Work to be completed: Transcribe the material exactly. Images do not belong in the copy.

---- Data to use

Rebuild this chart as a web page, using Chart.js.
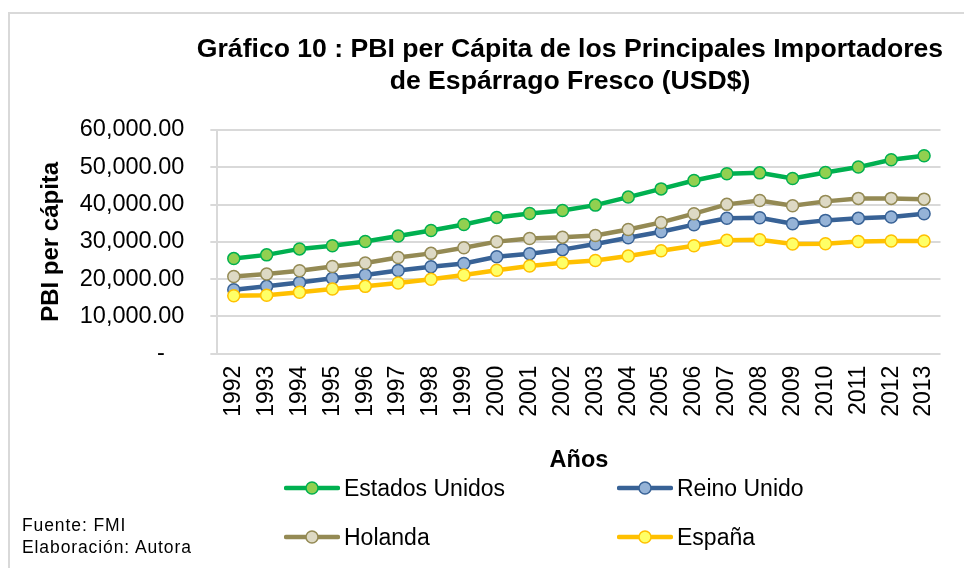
<!DOCTYPE html>
<html>
<head>
<meta charset="utf-8">
<script src="https://cdn.jsdelivr.net/npm/chart.js@4/dist/chart.umd.min.js"></script>
<style>
  html, body { margin: 0; padding: 0; background: #fff; }
  body { width: 964px; height: 568px; position: relative; overflow: hidden; font-family: "Liberation Sans", Arial, sans-serif; }
  #frame { position: absolute; left: 8px; top: 12px; width: 980px; height: 600px; border: 2px solid #d9d9d9; }
  #pbiChart { position: absolute; left: 0; top: 0; width: 964px; height: 568px; }
  #title { position: absolute; left: 176px; right: 0; top: 32px; text-align: center; font-weight: bold; font-size: 26.6px; line-height: 32px; color: #000; }
  .leg { position: absolute; height: 30px; display: flex; align-items: center; font-size: 23px; color: #000; }
  .leg svg { margin-right: 4px; }
  #source { position: absolute; left: 22px; top: 514px; font-size: 17.5px; line-height: 22px; letter-spacing: 0.9px; color: #000; }
</style>
</head>
<body>
<div id="frame"></div>
<canvas id="pbiChart" width="964" height="568"></canvas>
<div id="title">Gráfico 10 : PBI per Cápita de los Principales Importadores<br>de Espárrago Fresco (USD$)</div>
<div id="legend"></div>
<div id="source">Fuente: FMI<br>Elaboración: Autora</div>
<script>
const years = ['1992', '1993', '1994', '1995', '1996', '1997', '1998', '1999', '2000', '2001', '2002',
               '2003', '2004', '2005', '2006', '2007', '2008', '2009', '2010', '2011', '2012', '2013'];

// PBI per cápita (USD)
const estadosUnidos = [25500, 26500, 28100, 28950, 30100, 31550, 33050, 34650, 36550, 37600, 38400,
                       39850, 42000, 44200, 46450, 48250, 48500, 47000, 48600, 50050, 52000, 53100];
const reinoUnido = [17150, 18050, 19100, 20200, 21100, 22300, 23300, 24200, 26000, 26800, 27900,
                    29400, 31100, 32700, 34600, 36300, 36450, 34850, 35750, 36350, 36650, 37550];
const holanda = [20700, 21350, 22250, 23400, 24300, 25800, 26900, 28400, 30050, 30900, 31250,
                 31700, 33300, 35200, 37550, 40050, 41100, 39700, 40850, 41650, 41650, 41450];
const espana = [15550, 15650, 16450, 17350, 18050, 18950, 19950, 21100, 22350, 23500, 24400,
                25000, 26200, 27600, 28950, 30400, 30550, 29400, 29500, 30100, 30200, 30200];

const yTicks = [0, 10000, 20000, 30000, 40000, 50000, 60000];

const series = [
    { label: 'Estados Unidos', data: estadosUnidos, line: '#00b050', fill: '#92d050', border: '#00b050' },
    { label: 'Reino Unido', data: reinoUnido, line: '#386296', fill: '#95b3d7', border: '#386296' },
    { label: 'Holanda', data: holanda, line: '#948a54', fill: '#ddd9c4', border: '#948a54' },
    { label: 'España', data: espana, line: '#ffc000', fill: '#ffff66', border: '#ffc000' }
];

const font = "'Liberation Sans', Arial, sans-serif";

const ctx = document.getElementById('pbiChart').getContext('2d');
const pbiChart = new Chart(ctx, {
    type: 'line',
    data: {
        labels: years,
        datasets: series.map((s, i) => ({
            label: s.label,
            data: s.data,
            borderColor: s.line,
            borderWidth: 4.5,
            pointBackgroundColor: s.fill,
            pointBorderColor: s.border,
            pointBorderWidth: 1.5,
            pointRadius: 6,
            fill: false,
            tension: 0,
            order: series.length - i
        }))
    },
    options: {
        responsive: false,
        animation: false,
        layout: { padding: { top: 130, left: 16, right: 14, bottom: 93 } },
        plugins: {
            legend: { display: false },
            tooltip: { enabled: false }
        },
        scales: {
            x: {
                offset: true,
                grid: { display: false, drawTicks: false },
                border: { display: false },
                ticks: {
                    color: '#000',
                    font: { family: font, size: 23 },
                    maxRotation: 90,
                    minRotation: 90,
                    autoSkip: false,
                    padding: 12
                },
                title: {
                    display: true,
                    text: 'Años',
                    color: '#000',
                    font: { family: font, size: 23.5, weight: 'bold' },
                    padding: { top: 18, bottom: 0 }
                }
            },
            y: {
                min: 0,
                max: 60000,
                afterBuildTicks: (axis) => { axis.ticks = yTicks.map(v => ({ value: v })); },
                grid: { color: '#d9d9d9', lineWidth: 2, tickLength: 7 },
                border: { display: true, color: '#d9d9d9', width: 2 },
                ticks: {
                    color: '#000',
                    font: { family: font, size: 23.5 },
                    padding: 26,
                    autoSkip: false,
                    callback: (v) => v === 0 ? '-\u00a0\u00a0\u00a0' : v.toLocaleString('en-US', { minimumFractionDigits: 2, maximumFractionDigits: 2 })
                },
                title: {
                    display: true,
                    text: 'PBI per cápita',
                    color: '#000',
                    font: { family: font, size: 24, weight: 'bold' },
                    padding: { top: 21, bottom: -12 }
                }
            }
        }
    }
});

// leyenda en dos columnas como en el original
const legendPos = [
    { left: 284, top: 473 }, { left: 617, top: 473 },
    { left: 284, top: 522 }, { left: 617, top: 522 }
];
const legend = document.getElementById('legend');
series.forEach((s, i) => {
    const item = document.createElement('div');
    item.className = 'leg';
    item.style.left = legendPos[i].left + 'px';
    item.style.top = legendPos[i].top + 'px';
    item.innerHTML = '<svg width="56" height="16"><line x1="2" y1="8" x2="54" y2="8" stroke="' + s.line +
        '" stroke-width="4.5" stroke-linecap="round"/><circle cx="28" cy="8" r="6" fill="' + s.fill +
        '" stroke="' + s.border + '" stroke-width="1.5"/></svg><span>' + s.label + '</span>';
    legend.appendChild(item);
});
</script>
</body>
</html>
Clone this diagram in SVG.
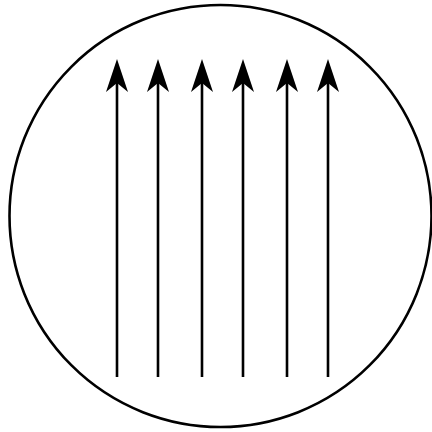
<svg xmlns="http://www.w3.org/2000/svg" width="432" height="432" viewBox="0 0 432 432">
<defs>
<style>
.ln{stroke:#000;stroke-width:2.6;fill:none}
.ah{fill:#000;stroke:none}
</style>
<path id="head" class="ah" d="M0,0 L11,33 L0,24 L-11,33 Z"/>
</defs>
<rect width="432" height="432" fill="#fff"/>
<circle id="circle" cx="220.5" cy="216" r="211" class="ln"/>
<g id="connectors">
<g id="a1"><line class="ln" x1="117" y1="377" x2="117" y2="75"/><use href="#head" x="117" y="59"/></g>
<g id="a2"><line class="ln" x1="158" y1="377" x2="158" y2="75"/><use href="#head" x="158" y="59"/></g>
<g id="a3"><line class="ln" x1="202" y1="377" x2="202" y2="75"/><use href="#head" x="202" y="59"/></g>
<g id="a4"><line class="ln" x1="243" y1="377" x2="243" y2="75"/><use href="#head" x="243" y="59"/></g>
<g id="a5"><line class="ln" x1="287" y1="377" x2="287" y2="75"/><use href="#head" x="287" y="59"/></g>
<g id="a6"><line class="ln" x1="328" y1="377" x2="328" y2="75"/><use href="#head" x="328" y="59"/></g>
</g>
</svg>
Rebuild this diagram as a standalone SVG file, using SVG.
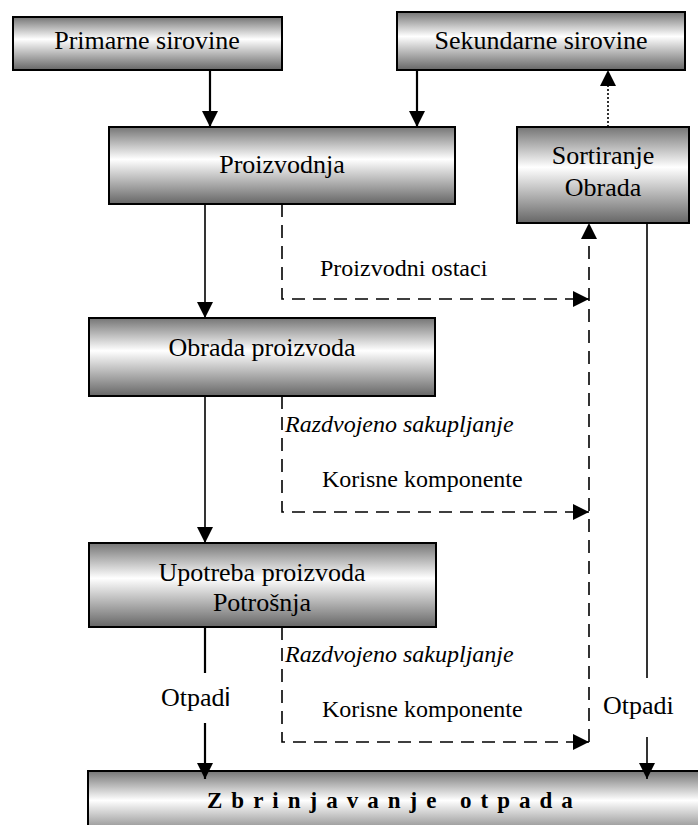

--------

Task answer:
Rebuild this chart as a web page, using Chart.js.
<!DOCTYPE html>
<html>
<head>
<meta charset="utf-8">
<script src="https://cdn.jsdelivr.net/npm/chart.js@4/dist/chart.umd.min.js"></script>
<style>
  html, body { margin: 0; padding: 0; background: #fff; }
  body { width: 964px; height: 568px; position: relative; overflow: hidden; font-family: "Liberation Sans", Arial, sans-serif; }
  #frame { position: absolute; left: 8px; top: 12px; width: 980px; height: 600px; border: 2px solid #d9d9d9; }
  #pbiChart { position: absolute; left: 0; top: 0; width: 964px; height: 568px; }
  #title { position: absolute; left: 176px; right: 0; top: 32px; text-align: center; font-weight: bold; font-size: 26.6px; line-height: 32px; color: #000; }
  .leg { position: absolute; height: 30px; display: flex; align-items: center; font-size: 23px; color: #000; }
  .leg svg { margin-right: 4px; }
  #source { position: absolute; left: 22px; top: 514px; font-size: 17.5px; line-height: 22px; letter-spacing: 0.9px; color: #000; }
</style>
</head>
<body>
<div id="frame"></div>
<canvas id="pbiChart" width="964" height="568"></canvas>
<div id="title">Gráfico 10 : PBI per Cápita de los Principales Importadores<br>de Espárrago Fresco (USD$)</div>
<div id="legend"></div>
<div id="source">Fuente: FMI<br>Elaboración: Autora</div>
<script>
const years = ['1992', '1993', '1994', '1995', '1996', '1997', '1998', '1999', '2000', '2001', '2002',
               '2003', '2004', '2005', '2006', '2007', '2008', '2009', '2010', '2011', '2012', '2013'];

// PBI per cápita (USD)
const estadosUnidos = [25500, 26500, 28100, 28950, 30100, 31550, 33050, 34650, 36550, 37600, 38400,
                       39850, 42000, 44200, 46450, 48250, 48500, 47000, 48600, 50050, 52000, 53100];
const reinoUnido = [17150, 18050, 19100, 20200, 21100, 22300, 23300, 24200, 26000, 26800, 27900,
                    29400, 31100, 32700, 34600, 36300, 36450, 34850, 35750, 36350, 36650, 37550];
const holanda = [20700, 21350, 22250, 23400, 24300, 25800, 26900, 28400, 30050, 30900, 31250,
                 31700, 33300, 35200, 37550, 40050, 41100, 39700, 40850, 41650, 41650, 41450];
const espana = [15550, 15650, 16450, 17350, 18050, 18950, 19950, 21100, 22350, 23500, 24400,
                25000, 26200, 27600, 28950, 30400, 30550, 29400, 29500, 30100, 30200, 30200];

const yTicks = [0, 10000, 20000, 30000, 40000, 50000, 60000];

const series = [
    { label: 'Estados Unidos', data: estadosUnidos, line: '#00b050', fill: '#92d050', border: '#00b050' },
    { label: 'Reino Unido', data: reinoUnido, line: '#386296', fill: '#95b3d7', border: '#386296' },
    { label: 'Holanda', data: holanda, line: '#948a54', fill: '#ddd9c4', border: '#948a54' },
    { label: 'España', data: espana, line: '#ffc000', fill: '#ffff66', border: '#ffc000' }
];

const font = "'Liberation Sans', Arial, sans-serif";

const ctx = document.getElementById('pbiChart').getContext('2d');
const pbiChart = new Chart(ctx, {
    type: 'line',
    data: {
        labels: years,
        datasets: series.map((s, i) => ({
            label: s.label,
            data: s.data,
            borderColor: s.line,
            borderWidth: 4.5,
            pointBackgroundColor: s.fill,
            pointBorderColor: s.border,
            pointBorderWidth: 1.5,
            pointRadius: 6,
            fill: false,
            tension: 0,
            order: series.length - i
        }))
    },
    options: {
        responsive: false,
        animation: false,
        layout: { padding: { top: 130, left: 16, right: 14, bottom: 93 } },
        plugins: {
            legend: { display: false },
            tooltip: { enabled: false }
        },
        scales: {
            x: {
                offset: true,
                grid: { display: false, drawTicks: false },
                border: { display: false },
                ticks: {
                    color: '#000',
                    font: { family: font, size: 23 },
                    maxRotation: 90,
                    minRotation: 90,
                    autoSkip: false,
                    padding: 12
                },
                title: {
                    display: true,
                    text: 'Años',
                    color: '#000',
                    font: { family: font, size: 23.5, weight: 'bold' },
                    padding: { top: 18, bottom: 0 }
                }
            },
            y: {
                min: 0,
                max: 60000,
                afterBuildTicks: (axis) => { axis.ticks = yTicks.map(v => ({ value: v })); },
                grid: { color: '#d9d9d9', lineWidth: 2, tickLength: 7 },
                border: { display: true, color: '#d9d9d9', width: 2 },
                ticks: {
                    color: '#000',
                    font: { family: font, size: 23.5 },
                    padding: 26,
                    autoSkip: false,
                    callback: (v) => v === 0 ? '-\u00a0\u00a0\u00a0' : v.toLocaleString('en-US', { minimumFractionDigits: 2, maximumFractionDigits: 2 })
                },
                title: {
                    display: true,
                    text: 'PBI per cápita',
                    color: '#000',
                    font: { family: font, size: 24, weight: 'bold' },
                    padding: { top: 21, bottom: -12 }
                }
            }
        }
    }
});

// leyenda en dos columnas como en el original
const legendPos = [
    { left: 284, top: 473 }, { left: 617, top: 473 },
    { left: 284, top: 522 }, { left: 617, top: 522 }
];
const legend = document.getElementById('legend');
series.forEach((s, i) => {
    const item = document.createElement('div');
    item.className = 'leg';
    item.style.left = legendPos[i].left + 'px';
    item.style.top = legendPos[i].top + 'px';
    item.innerHTML = '<svg width="56" height="16"><line x1="2" y1="8" x2="54" y2="8" stroke="' + s.line +
        '" stroke-width="4.5" stroke-linecap="round"/><circle cx="28" cy="8" r="6" fill="' + s.fill +
        '" stroke="' + s.border + '" stroke-width="1.5"/></svg><span>' + s.label + '</span>';
    legend.appendChild(item);
});
</script>
</body>
</html>
Clone this diagram in SVG.
<svg xmlns="http://www.w3.org/2000/svg" width="432" height="432" viewBox="0 0 432 432">
<defs>
<style>
.ln{stroke:#000;stroke-width:2.6;fill:none}
.ah{fill:#000;stroke:none}
</style>
<path id="head" class="ah" d="M0,0 L11,33 L0,24 L-11,33 Z"/>
</defs>
<rect width="432" height="432" fill="#fff"/>
<circle id="circle" cx="220.5" cy="216" r="211" class="ln"/>
<g id="connectors">
<g id="a1"><line class="ln" x1="117" y1="377" x2="117" y2="75"/><use href="#head" x="117" y="59"/></g>
<g id="a2"><line class="ln" x1="158" y1="377" x2="158" y2="75"/><use href="#head" x="158" y="59"/></g>
<g id="a3"><line class="ln" x1="202" y1="377" x2="202" y2="75"/><use href="#head" x="202" y="59"/></g>
<g id="a4"><line class="ln" x1="243" y1="377" x2="243" y2="75"/><use href="#head" x="243" y="59"/></g>
<g id="a5"><line class="ln" x1="287" y1="377" x2="287" y2="75"/><use href="#head" x="287" y="59"/></g>
<g id="a6"><line class="ln" x1="328" y1="377" x2="328" y2="75"/><use href="#head" x="328" y="59"/></g>
</g>
</svg>
Rebuild this diagram as a standalone SVG file, using SVG.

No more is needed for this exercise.